Formidable, touchant, émouvant, évocateur, c’est un magnifique album qui clôt un diptyque passionnant pour les amateurs de cinéma (on en connaît quelques-uns, n’est-ce pas, @Lord-of-babylon ?). Graphiquement, c’est magistral : des couleurs désaturées, qui semblent presque sorties de la palette d’Adèle Blanc-Sec ou de Hellboy, et un encrage plein de matière. Hostache livre des pages dans un style réaliste mais sublimé, parfois presque épuré, un peu comme si Christian Rossi était encré par Christophe Blain. Ses personnages sont tous beaux, classes, hiératiques, mais ne sont jamais des gravures de mode, ils peuvent montrer des failles, afficher des colères et des grimaces. Ils sont très expressifs. Et Hostache dessine à mes yeux certaines des plus belles femmes du franco-belge actuel.

Jim

Les deux héros du récit ont fait l’objet d’un formidable documentaire qui montre bien les conséquences de la guerre qu’ils se sont livrés (l’oubli de certains brevets, la disparition de films et d’archives…) : Charles Pathé et Léon Gaumont : premiers géants du cinéma.

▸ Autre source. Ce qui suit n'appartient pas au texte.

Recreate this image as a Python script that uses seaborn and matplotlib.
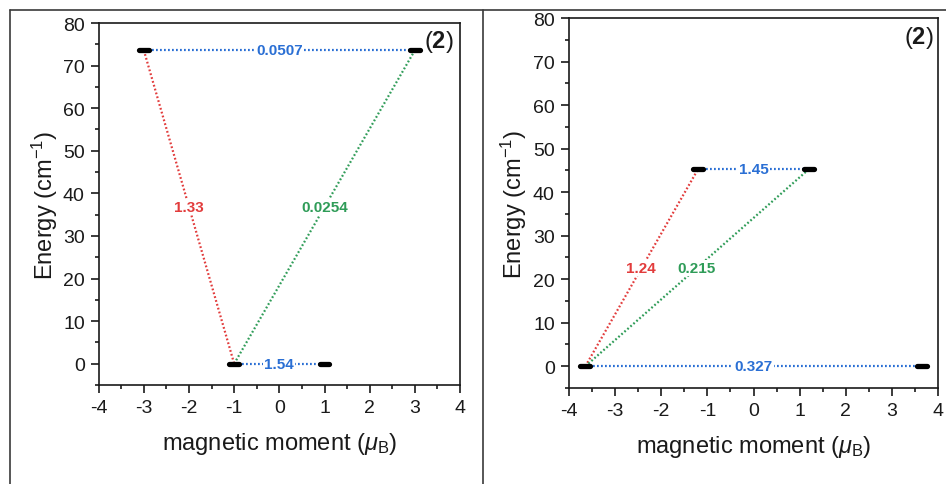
import matplotlib
matplotlib.use("Agg")
import matplotlib.pyplot as plt
import seaborn as sns
import pandas as pd
import numpy as np
from matplotlib.ticker import MultipleLocator
from matplotlib.lines import Line2D

# ---------------- data ----------------
# left panel: energy levels (moment in muB, energy in cm-1)
left_moment = [-1.0, 1.0, -3.0, 3.0]
left_energy = [0.0, 0.0, 73.6, 73.6]
# transitions between levels (indices into the level arrays)
left_from = [0, 2, 2, 0]
left_to = [1, 3, 0, 3]
left_values = ["1.54", "0.0507", "1.33", "0.0254"]
left_kind = ["qtm", "qtm", "orbach", "raman"]
left_label_energy = [0.0, 73.6, 36.7, 36.7]

# right panel
right_moment = [-3.64, 3.64, -1.2, 1.2]
right_energy = [0.0, 0.0, 45.3, 45.3]
right_from = [0, 2, 0, 0]
right_to = [1, 3, 2, 3]
right_values = ["0.327", "1.45", "1.24", "0.215"]
right_kind = ["qtm", "qtm", "orbach", "raman"]
right_label_energy = [0.0, 45.3, 22.5, 22.5]

panel_tag = "2"
x_ticks = [-4, -3, -2, -1, 0, 1, 2, 3, 4]
y_ticks = [0, 10, 20, 30, 40, 50, 60, 70, 80]
x_label = r"magnetic moment ($\mu_\mathrm{B}$)"
y_label = r"Energy (cm$^{\mathrm{-1}}$)"

# ---------------- style ----------------
sns.set_style("ticks")
plt.rcParams["font.family"] = ["Liberation Sans", "DejaVu Sans"]
plt.rcParams["mathtext.fontset"] = "custom"
plt.rcParams["mathtext.rm"] = "Liberation Sans"
plt.rcParams["mathtext.it"] = "Liberation Sans:italic"
plt.rcParams["mathtext.bf"] = "Liberation Sans:bold"
plt.rcParams["axes.unicode_minus"] = False

palette = {"qtm": "#2a6fd4", "orbach": "#e23c3c", "raman": "#2f9c58"}
dot_style = (0, (0.8, 1.0))
LEVEL_HALF = 0.11
INK = "#1a1a1a"

fig = plt.figure(figsize=(9.46, 4.85), dpi=100)
axL = fig.add_axes([0.1043, 0.2041, 0.3820, 0.7464])
axR = fig.add_axes([0.6012, 0.1979, 0.3907, 0.7629])


def draw_panel(ax, moment, energy, t_from, t_to, values, kinds, lab_e, tag_xy, ypad):
    # transitions
    rows = []
    for k, (a, b) in enumerate(zip(t_from, t_to)):
        rows.append(dict(seg=k, kind=kinds[k], moment=moment[a], energy=energy[a]))
        rows.append(dict(seg=k, kind=kinds[k], moment=moment[b], energy=energy[b]))
    df = pd.DataFrame(rows)
    sns.lineplot(data=df, x="moment", y="energy", units="seg", hue="kind",
                 palette=palette, estimator=None, sort=False, legend=False,
                 ax=ax, linewidth=1.6, linestyle=dot_style, zorder=2)
    # levels
    lv = []
    for k, (m, e) in enumerate(zip(moment, energy)):
        lv.append(dict(seg=k, moment=m - LEVEL_HALF, energy=e))
        lv.append(dict(seg=k, moment=m + LEVEL_HALF, energy=e))
    dlv = pd.DataFrame(lv)
    sns.lineplot(data=dlv, x="moment", y="energy", units="seg", color="black",
                 estimator=None, sort=False, legend=False, ax=ax,
                 linewidth=3.8, solid_capstyle="round", zorder=3)
    # rate labels
    for k, (a, b) in enumerate(zip(t_from, t_to)):
        x0, x1 = moment[a], moment[b]
        y0, y1 = energy[a], energy[b]
        if y0 == y1:
            xl = 0.5 * (x0 + x1)
        else:
            xl = x0 + (lab_e[k] - y0) / (y1 - y0) * (x1 - x0)
        ax.text(xl, lab_e[k], values[k], color=palette[kinds[k]],
                fontsize=11, fontweight="bold", ha="center", va="center",
                bbox=dict(facecolor="white", edgecolor="none", pad=0.8),
                zorder=4)
    ax.text(tag_xy[0], tag_xy[1], r"($\mathbf{%s}$)" % panel_tag,
            transform=ax.transAxes, fontsize=17, ha="right", va="center",
            color=INK)

    ax.set_xlim(-4, 4)
    ax.set_ylim(-5, 80)
    ax.set_xticks(x_ticks)
    ax.set_xticklabels([str(t) for t in x_ticks])
    ax.set_yticks(y_ticks)
    ax.set_yticklabels([str(t) for t in y_ticks])
    ax.xaxis.set_minor_locator(MultipleLocator(0.5))
    ax.yaxis.set_minor_locator(MultipleLocator(5))
    ax.tick_params(which="both", direction="out", top=False, right=False,
                   width=1.2, color=INK, labelcolor=INK, labelsize=14)
    ax.tick_params(which="major", length=6, pad=4)
    ax.tick_params(which="minor", length=3)
    for s in ax.spines.values():
        s.set_linewidth(1.2)
        s.set_color(INK)
        s.set_visible(True)
    ax.set_xlabel(x_label, fontsize=17, labelpad=10, color=INK)
    ax.set_ylabel(y_label, fontsize=17, labelpad=ypad, color=INK)


draw_panel(axL, left_moment, left_energy, left_from, left_to, left_values,
           left_kind, left_label_energy, (0.983, 0.950), 2)
draw_panel(axR, right_moment, right_energy, right_from, right_to, right_values,
           right_kind, right_label_energy, (0.9865, 0.949), 3)

# figure frame lines
frame_kw = dict(transform=fig.transFigure, color="#3a3a3a", linewidth=1.2)
fig.add_artist(Line2D([9.5 / 946, 1.0], [1 - 10.5 / 485, 1 - 10.5 / 485], **frame_kw))
fig.add_artist(Line2D([9.5 / 946, 9.5 / 946], [0.0, 1 - 10.5 / 485], **frame_kw))
fig.add_artist(Line2D([482.5 / 946, 482.5 / 946], [0.0, 1 - 10.5 / 485], **frame_kw))

fig.savefig("out.png", dpi=100)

La figure d’un autre pionnier (un peu plus tardif) du cinéma français est évoquée vers la fin de l’album, Bernard Natan. C’est un peu le troisième homme de la période, pris entre deux feux dans la guerre Gaumont / Pathé.
Il a fait l’objet d’un ouvrage, Le Fantôme du cinéma français, gloire et chute de Bernard Natan, signé Philippe Durand.

Il est aussi le sujet d’un excellent documentaire, Natan, l’histoire oubliée d’un génie du cinéma, qui est très éclairant, un parfait complément du documentaire cité plus haut.

Il y a aussi un podcast en deux parties, sur France Culture, dont l’écoute est très intéressante : L’Hollywood de la rue Francœur.